= Dataset excerpt =
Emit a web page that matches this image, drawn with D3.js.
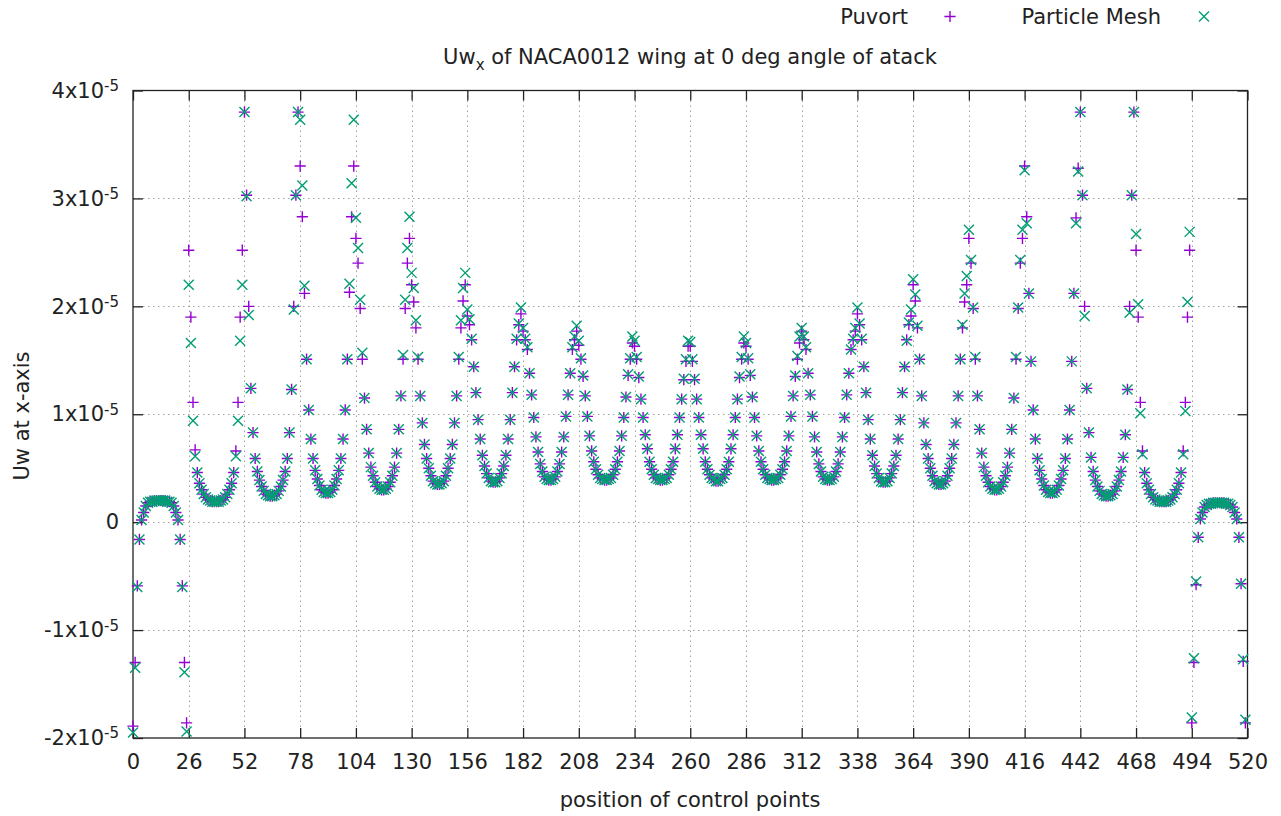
<!DOCTYPE html>
<html>
<head>
<meta charset="utf-8">
<script src="https://cdn.jsdelivr.net/npm/d3@7"></script>
<style>
  body { margin: 0; background: #fff; }
  text { font-family: "DejaVu Sans", sans-serif; fill: #222; }
</style>
</head>
<body>
<svg id="chart" width="1281" height="816"></svg>
<script>
// values in units of 1e-5, one line per panel of 26 control points
const puvort = [
  -1.89,-1.30,-0.59,-0.16,0.02,0.09,0.15,0.18,0.19,0.19,0.20,0.20,0.20,0.20,0.20,0.20,0.19,0.19,0.18,0.15,0.09,0.02,-0.16,-0.59,-1.30,-1.86,
  2.52,1.90,1.11,0.67,0.46,0.36,0.30,0.26,0.23,0.21,0.20,0.19,0.19,0.19,0.19,0.20,0.21,0.23,0.26,0.30,0.36,0.46,0.66,1.11,1.90,2.52,
  3.80,3.03,2.00,1.24,0.83,0.59,0.47,0.39,0.33,0.29,0.26,0.25,0.24,0.24,0.25,0.26,0.29,0.33,0.39,0.47,0.59,0.83,1.23,2.00,3.03,3.80,
  3.30,2.83,2.12,1.51,1.04,0.77,0.59,0.48,0.40,0.34,0.30,0.28,0.27,0.27,0.28,0.30,0.34,0.40,0.48,0.59,0.77,1.04,1.51,2.13,2.83,3.30,
  2.63,2.40,1.98,1.51,1.15,0.86,0.64,0.51,0.43,0.37,0.33,0.31,0.30,0.30,0.31,0.33,0.37,0.43,0.51,0.64,0.86,1.17,1.51,1.98,2.40,2.63,
  2.20,2.04,1.80,1.51,1.17,0.92,0.72,0.59,0.50,0.43,0.38,0.36,0.35,0.35,0.36,0.38,0.43,0.50,0.59,0.72,0.92,1.17,1.51,1.80,2.05,2.20,
  1.91,1.83,1.69,1.44,1.20,0.95,0.77,0.62,0.52,0.45,0.41,0.38,0.37,0.37,0.38,0.41,0.45,0.52,0.62,0.77,0.95,1.20,1.44,1.69,1.83,1.93,
  1.77,1.69,1.60,1.38,1.18,0.97,0.79,0.65,0.54,0.47,0.42,0.40,0.39,0.39,0.40,0.42,0.47,0.54,0.65,0.79,0.98,1.18,1.38,1.60,1.69,1.77,
  1.64,1.51,1.35,1.17,0.98,0.80,0.66,0.56,0.49,0.44,0.41,0.40,0.39,0.39,0.40,0.41,0.44,0.49,0.56,0.66,0.80,0.97,1.16,1.36,1.51,1.66,
  1.63,1.51,1.34,1.14,0.97,0.81,0.68,0.56,0.49,0.44,0.41,0.40,0.39,0.39,0.40,0.41,0.44,0.49,0.56,0.68,0.81,0.97,1.14,1.32,1.49,1.63,
  1.63,1.49,1.32,1.14,0.97,0.81,0.68,0.56,0.49,0.44,0.41,0.40,0.38,0.38,0.40,0.41,0.44,0.49,0.56,0.68,0.81,0.97,1.14,1.34,1.51,1.66,
  1.63,1.51,1.36,1.16,0.97,0.80,0.66,0.56,0.49,0.44,0.41,0.40,0.39,0.39,0.40,0.41,0.44,0.49,0.56,0.66,0.80,0.98,1.17,1.35,1.51,1.66,
  1.77,1.69,1.60,1.38,1.18,0.98,0.79,0.65,0.54,0.47,0.42,0.40,0.39,0.39,0.40,0.42,0.47,0.54,0.65,0.79,0.97,1.18,1.38,1.60,1.69,1.77,
  1.93,1.83,1.69,1.44,1.20,0.95,0.77,0.62,0.52,0.45,0.41,0.38,0.37,0.37,0.38,0.41,0.45,0.52,0.62,0.77,0.95,1.20,1.44,1.69,1.83,1.91,
  2.20,2.05,1.80,1.51,1.17,0.92,0.72,0.59,0.50,0.43,0.38,0.36,0.35,0.35,0.36,0.38,0.43,0.50,0.59,0.72,0.92,1.17,1.51,1.80,2.04,2.20,
  2.63,2.40,1.98,1.51,1.17,0.86,0.64,0.51,0.43,0.37,0.33,0.31,0.30,0.30,0.31,0.33,0.37,0.43,0.51,0.64,0.86,1.15,1.51,1.98,2.40,2.63,
  3.30,2.83,2.12,1.49,1.04,0.77,0.59,0.48,0.40,0.34,0.30,0.28,0.27,0.27,0.28,0.30,0.34,0.40,0.48,0.59,0.77,1.04,1.49,2.12,2.82,3.28,
  3.80,3.03,2.00,1.24,0.83,0.60,0.47,0.39,0.33,0.29,0.26,0.25,0.24,0.24,0.25,0.26,0.29,0.33,0.39,0.47,0.60,0.81,1.23,2.00,3.03,3.80,
  2.52,1.90,1.11,0.66,0.46,0.36,0.30,0.26,0.23,0.21,0.20,0.19,0.19,0.19,0.19,0.20,0.21,0.23,0.26,0.30,0.36,0.46,0.66,1.11,1.90,2.52,
  -1.86,-1.30,-0.58,-0.14,0.03,0.09,0.14,0.16,0.17,0.17,0.18,0.18,0.18,0.18,0.18,0.18,0.17,0.17,0.16,0.14,0.09,0.03,-0.14,-0.57,-1.29,-1.86
];

const particleMesh = [
  -1.95,-1.35,-0.60,-0.16,0.02,0.09,0.15,0.18,0.19,0.19,0.20,0.20,0.20,0.20,0.20,0.20,0.19,0.19,0.18,0.15,0.09,0.02,-0.16,-0.60,-1.39,-1.94,
  2.20,1.66,0.94,0.61,0.46,0.36,0.30,0.26,0.23,0.21,0.20,0.19,0.19,0.19,0.19,0.20,0.21,0.23,0.26,0.30,0.36,0.46,0.61,0.94,1.68,2.20,
  3.80,3.02,1.92,1.24,0.83,0.59,0.47,0.39,0.33,0.29,0.26,0.25,0.24,0.24,0.25,0.26,0.29,0.33,0.39,0.47,0.59,0.83,1.23,1.97,3.03,3.80,
  3.73,3.12,2.19,1.51,1.04,0.77,0.59,0.48,0.40,0.34,0.30,0.28,0.27,0.27,0.28,0.30,0.34,0.40,0.48,0.59,0.77,1.04,1.51,2.21,3.14,3.73,
  2.82,2.54,2.06,1.57,1.15,0.86,0.64,0.51,0.43,0.37,0.33,0.31,0.30,0.30,0.31,0.33,0.37,0.43,0.51,0.64,0.86,1.17,1.55,2.06,2.54,2.83,
  2.31,2.17,1.87,1.53,1.17,0.92,0.72,0.59,0.50,0.43,0.38,0.36,0.35,0.35,0.36,0.38,0.43,0.50,0.59,0.72,0.92,1.17,1.53,1.87,2.17,2.31,
  1.97,1.88,1.70,1.44,1.20,0.95,0.77,0.62,0.52,0.45,0.41,0.38,0.37,0.37,0.38,0.41,0.45,0.52,0.62,0.77,0.95,1.20,1.44,1.70,1.84,1.99,
  1.80,1.70,1.62,1.38,1.18,0.97,0.79,0.65,0.54,0.47,0.42,0.40,0.39,0.39,0.40,0.42,0.47,0.54,0.65,0.79,0.98,1.18,1.38,1.62,1.72,1.82,
  1.68,1.52,1.36,1.17,0.98,0.80,0.66,0.56,0.49,0.44,0.41,0.40,0.39,0.39,0.40,0.41,0.44,0.49,0.56,0.66,0.80,0.97,1.16,1.37,1.52,1.72,
  1.68,1.53,1.35,1.14,0.97,0.81,0.68,0.56,0.49,0.44,0.41,0.40,0.39,0.39,0.40,0.41,0.44,0.49,0.56,0.68,0.81,0.97,1.14,1.33,1.51,1.68,
  1.67,1.51,1.33,1.14,0.97,0.81,0.68,0.56,0.49,0.44,0.41,0.40,0.38,0.38,0.40,0.41,0.44,0.49,0.56,0.68,0.81,0.97,1.14,1.35,1.53,1.72,
  1.66,1.52,1.37,1.16,0.97,0.80,0.66,0.56,0.49,0.44,0.41,0.40,0.39,0.39,0.40,0.41,0.44,0.49,0.56,0.66,0.80,0.98,1.17,1.36,1.54,1.72,
  1.80,1.72,1.62,1.38,1.18,0.98,0.79,0.65,0.54,0.47,0.42,0.40,0.39,0.39,0.40,0.42,0.47,0.54,0.65,0.79,0.97,1.18,1.38,1.60,1.70,1.80,
  1.99,1.84,1.70,1.44,1.20,0.95,0.77,0.62,0.52,0.45,0.41,0.38,0.37,0.37,0.38,0.41,0.45,0.52,0.62,0.77,0.95,1.20,1.44,1.68,1.85,1.97,
  2.25,2.11,1.82,1.51,1.17,0.92,0.72,0.59,0.50,0.43,0.38,0.36,0.35,0.35,0.36,0.38,0.43,0.50,0.59,0.72,0.92,1.17,1.51,1.83,2.12,2.28,
  2.71,2.43,1.99,1.53,1.17,0.86,0.64,0.51,0.43,0.37,0.33,0.31,0.30,0.30,0.31,0.33,0.37,0.43,0.51,0.64,0.86,1.15,1.53,1.99,2.43,2.71,
  3.26,2.77,2.12,1.49,1.04,0.77,0.59,0.48,0.40,0.34,0.30,0.28,0.27,0.27,0.28,0.30,0.34,0.40,0.48,0.59,0.77,1.04,1.49,2.12,2.77,3.25,
  3.80,3.03,1.91,1.24,0.83,0.60,0.47,0.39,0.33,0.29,0.26,0.25,0.24,0.24,0.25,0.26,0.29,0.33,0.39,0.47,0.60,0.81,1.23,1.94,3.03,3.80,
  2.67,2.02,1.01,0.63,0.46,0.36,0.30,0.26,0.23,0.21,0.20,0.19,0.19,0.19,0.19,0.20,0.21,0.23,0.26,0.30,0.36,0.46,0.63,1.03,2.04,2.69,
  -1.81,-1.26,-0.55,-0.14,0.03,0.09,0.14,0.16,0.17,0.17,0.18,0.18,0.18,0.18,0.18,0.18,0.17,0.17,0.16,0.14,0.09,0.03,-0.14,-0.57,-1.27,-1.83
];

const xTicks = [0, 26, 52, 78, 104, 130, 156, 182, 208, 234, 260, 286, 312, 338, 364, 390, 416, 442, 468, 494, 520];
const yTicks = [-2, -1, 0, 1, 2, 3, 4];
const seriesNames = ['Puvort', 'Particle Mesh'];
const colors = ['#9400d3', '#009e73'];

const fontSize = 21;
const plot = { left: 133, right: 1247.5, top: 90.5, bottom: 738 };

const svg = d3.select('#chart');

const x = d3.scaleLinear().domain([0, 520]).range([plot.left, plot.right]);
const y = d3.scaleLinear().domain([-2, 4]).range([plot.bottom, plot.top]);

// grid
const grid = svg.append('g')
  .attr('stroke', '#a0a0a0')
  .attr('stroke-width', 1)
  .attr('stroke-dasharray', '1.5,3.5');

grid.selectAll('.gx')
  .data(xTicks.slice(1, -1))
  .enter().append('line')
  .attr('x1', d => Math.round(x(d)) + 0.5).attr('x2', d => Math.round(x(d)) + 0.5)
  .attr('y1', plot.top).attr('y2', plot.bottom);

grid.selectAll('.gy')
  .data(yTicks.slice(1, -1))
  .enter().append('line')
  .attr('y1', d => Math.round(y(d)) + 0.5).attr('y2', d => Math.round(y(d)) + 0.5)
  .attr('x1', plot.left).attr('x2', plot.right);

// axes (inward ticks, gnuplot style)
svg.append('g')
  .attr('transform', `translate(0,${plot.bottom})`)
  .call(d3.axisBottom(x).tickValues(xTicks).tickSizeInner(-10).tickSizeOuter(0).tickPadding(16));

svg.append('g')
  .attr('transform', `translate(0,${plot.top})`)
  .call(d3.axisTop(x).tickValues(xTicks).tickSizeInner(-10).tickSizeOuter(0).tickFormat(''));

const yAxis = svg.append('g')
  .attr('transform', `translate(${plot.left},0)`)
  .call(d3.axisLeft(y).tickValues(yTicks).tickSizeInner(-10).tickSizeOuter(0).tickPadding(14));

svg.append('g')
  .attr('transform', `translate(${plot.right},0)`)
  .call(d3.axisRight(y).tickValues(yTicks).tickSizeInner(-10).tickSizeOuter(0).tickFormat(''));

svg.selectAll('.domain').remove();
svg.selectAll('.tick line').attr('stroke', '#222').attr('stroke-width', 1.3);
svg.selectAll('.tick text').attr('font-family', '"DejaVu Sans", sans-serif').attr('font-size', fontSize).attr('fill', '#222');

yAxis.selectAll('.tick text').each(function (d) {
  const t = d3.select(this).text('');
  if (d === 0) { t.text('0'); return; }
  t.append('tspan').text(`${d}x10`);
  t.append('tspan').attr('dy', '-0.45em').attr('font-size', 15).text('-5');
});

// border
svg.append('rect')
  .attr('x', plot.left).attr('y', plot.top)
  .attr('width', plot.right - plot.left).attr('height', plot.bottom - plot.top)
  .attr('fill', 'none').attr('stroke', '#222').attr('stroke-width', 1.3);

// markers
const plusPath = 'M-5.6,0H5.6M0,-5.6V5.6';
const crossPath = 'M-5,-5L5,5M-5,5L5,-5';

const marks = svg.append('g').attr('fill', 'none').attr('stroke-width', 1.4);

marks.append('g').attr('stroke', colors[0])
  .selectAll('path')
  .data(puvort)
  .enter().append('path')
  .attr('d', plusPath)
  .attr('transform', (d, i) => `translate(${x(i)},${y(d)})`);

marks.append('g').attr('stroke', colors[1])
  .selectAll('path')
  .data(particleMesh)
  .enter().append('path')
  .attr('d', crossPath)
  .attr('transform', (d, i) => `translate(${x(i)},${y(d)})`);

// title
const title = svg.append('text')
  .attr('x', 690).attr('y', 64)
  .attr('text-anchor', 'middle')
  .attr('font-size', fontSize);
title.append('tspan').text('Uw');
title.append('tspan').attr('dy', 6).attr('font-size', 15).text('x');
title.append('tspan').attr('dy', -6).text(' of NACA0012 wing at 0 deg angle of atack');

// axis labels
svg.append('text')
  .attr('x', 690).attr('y', 807)
  .attr('text-anchor', 'middle')
  .attr('font-size', fontSize)
  .text('position of control points');

svg.append('text')
  .attr('transform', 'translate(29,416) rotate(-90)')
  .attr('text-anchor', 'middle')
  .attr('font-size', fontSize)
  .text('Uw at x-axis');

// legend
const legend = [
  { name: seriesNames[0], textX: 908, markX: 950, path: plusPath, color: colors[0] },
  { name: seriesNames[1], textX: 1161, markX: 1204, path: crossPath, color: colors[1] }
];
const lg = svg.append('g');
lg.selectAll('text')
  .data(legend)
  .enter().append('text')
  .attr('x', d => d.textX).attr('y', 24)
  .attr('text-anchor', 'end')
  .attr('font-size', fontSize)
  .text(d => d.name);
lg.selectAll('path')
  .data(legend)
  .enter().append('path')
  .attr('d', d => d.path)
  .attr('transform', d => `translate(${d.markX},16.5)`)
  .attr('fill', 'none')
  .attr('stroke', d => d.color)
  .attr('stroke-width', 1.4);
</script>
</body>
</html>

= Given request =
Search the listing for the word "this" and return each line that holds it.

= Expected answer =
Emit a web page that matches this image, drawn with D3.js.
  const t = d3.select(this).text('');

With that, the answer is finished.